Considerations within that include the respective composition of liquid dairy (50 percent ammonium, 50 percent organic nitrogen) and hog (75 percent ammonium, 25 percent nitrogen) manure. Dairy manure’s organic nitrogen takes longer to release during the growing season, rendering it less attractive in some years.
Beyond potential commercial fertilizer savings, Wilson cited one hog operation which in going from two to 2.5 turns per year, with larger animals, found they couldn’t get through a year with existing manure storage.
“With this in-season application, they can apply to one field and hold off to the fall.”
Climate also has a significant impact on liquid manure injection.
Experimentation continues around shallow, low-disturbance injection technology, but it’s most often done without crops in the ground. Planting, growth and freeze/thaw cycles do affect timing.
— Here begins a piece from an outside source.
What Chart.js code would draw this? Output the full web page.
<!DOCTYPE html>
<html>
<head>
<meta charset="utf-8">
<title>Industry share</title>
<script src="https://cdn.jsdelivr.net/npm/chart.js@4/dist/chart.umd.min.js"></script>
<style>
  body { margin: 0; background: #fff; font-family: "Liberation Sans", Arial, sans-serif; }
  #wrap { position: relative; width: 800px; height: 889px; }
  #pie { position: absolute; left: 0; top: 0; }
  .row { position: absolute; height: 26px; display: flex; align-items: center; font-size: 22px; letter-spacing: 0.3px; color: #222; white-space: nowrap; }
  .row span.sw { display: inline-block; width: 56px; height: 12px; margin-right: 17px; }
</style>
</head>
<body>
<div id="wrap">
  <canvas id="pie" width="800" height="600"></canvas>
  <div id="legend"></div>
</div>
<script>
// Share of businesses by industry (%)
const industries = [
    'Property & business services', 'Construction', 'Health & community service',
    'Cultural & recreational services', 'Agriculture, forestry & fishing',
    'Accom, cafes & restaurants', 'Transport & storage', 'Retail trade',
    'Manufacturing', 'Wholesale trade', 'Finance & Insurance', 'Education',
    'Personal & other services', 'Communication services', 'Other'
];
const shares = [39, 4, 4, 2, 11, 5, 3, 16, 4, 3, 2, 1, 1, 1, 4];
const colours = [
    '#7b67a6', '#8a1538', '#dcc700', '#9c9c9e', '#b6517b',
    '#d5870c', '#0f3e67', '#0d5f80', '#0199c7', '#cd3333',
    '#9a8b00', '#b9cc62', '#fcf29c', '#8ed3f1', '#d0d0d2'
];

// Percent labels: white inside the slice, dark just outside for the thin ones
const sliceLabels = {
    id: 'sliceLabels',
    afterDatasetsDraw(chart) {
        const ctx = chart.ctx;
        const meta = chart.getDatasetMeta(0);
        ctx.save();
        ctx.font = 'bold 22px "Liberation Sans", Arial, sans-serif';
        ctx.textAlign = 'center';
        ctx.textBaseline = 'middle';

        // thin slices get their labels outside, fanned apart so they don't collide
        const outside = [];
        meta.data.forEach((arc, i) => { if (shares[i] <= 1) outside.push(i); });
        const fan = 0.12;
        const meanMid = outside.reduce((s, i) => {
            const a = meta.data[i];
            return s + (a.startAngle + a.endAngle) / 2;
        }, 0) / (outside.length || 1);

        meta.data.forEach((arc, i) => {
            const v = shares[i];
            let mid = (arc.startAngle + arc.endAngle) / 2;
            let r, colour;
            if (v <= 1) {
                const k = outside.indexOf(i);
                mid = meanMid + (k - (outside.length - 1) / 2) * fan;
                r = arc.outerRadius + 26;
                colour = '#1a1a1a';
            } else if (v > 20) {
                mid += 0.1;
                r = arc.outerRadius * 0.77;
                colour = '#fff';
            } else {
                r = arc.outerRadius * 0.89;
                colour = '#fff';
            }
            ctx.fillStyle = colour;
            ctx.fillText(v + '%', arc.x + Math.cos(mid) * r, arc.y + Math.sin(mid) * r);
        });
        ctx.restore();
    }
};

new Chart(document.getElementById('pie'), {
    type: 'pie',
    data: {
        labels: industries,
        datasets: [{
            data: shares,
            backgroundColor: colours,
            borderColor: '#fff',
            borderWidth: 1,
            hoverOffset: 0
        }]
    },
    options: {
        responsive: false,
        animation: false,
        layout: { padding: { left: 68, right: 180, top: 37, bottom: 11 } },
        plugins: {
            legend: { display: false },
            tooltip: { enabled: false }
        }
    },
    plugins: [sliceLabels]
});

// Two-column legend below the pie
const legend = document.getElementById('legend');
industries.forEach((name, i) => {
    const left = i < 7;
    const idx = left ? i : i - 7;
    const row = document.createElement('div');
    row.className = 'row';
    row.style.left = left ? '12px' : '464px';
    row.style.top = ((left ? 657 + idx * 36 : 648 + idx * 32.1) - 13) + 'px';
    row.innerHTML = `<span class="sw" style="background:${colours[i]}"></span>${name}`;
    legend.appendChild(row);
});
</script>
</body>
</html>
Most injection in Maryland happens in the spring, compared to a majority of Minnesota’s in the fall, a still significant portion in the spring and the balance in between.
Related to timing, in the same manner of putting food into a refrigerator to slow microbial degradation, taking temperature into account can limit the microbial process leading to nitrification, or the process of ammonium converting to nitrate.
“We recommend waiting for soil temperatures to be 50 degrees (Fahrenheit, equivalent to 10 degrees Celsius) or lower,” says Wilson.
In conclusion, while not right for every situation, liquid manure injection in the fall, spring or possibly even summer may be the right thing environmentally as well as helping provide the best bang for farmers’ manure ‘buck.’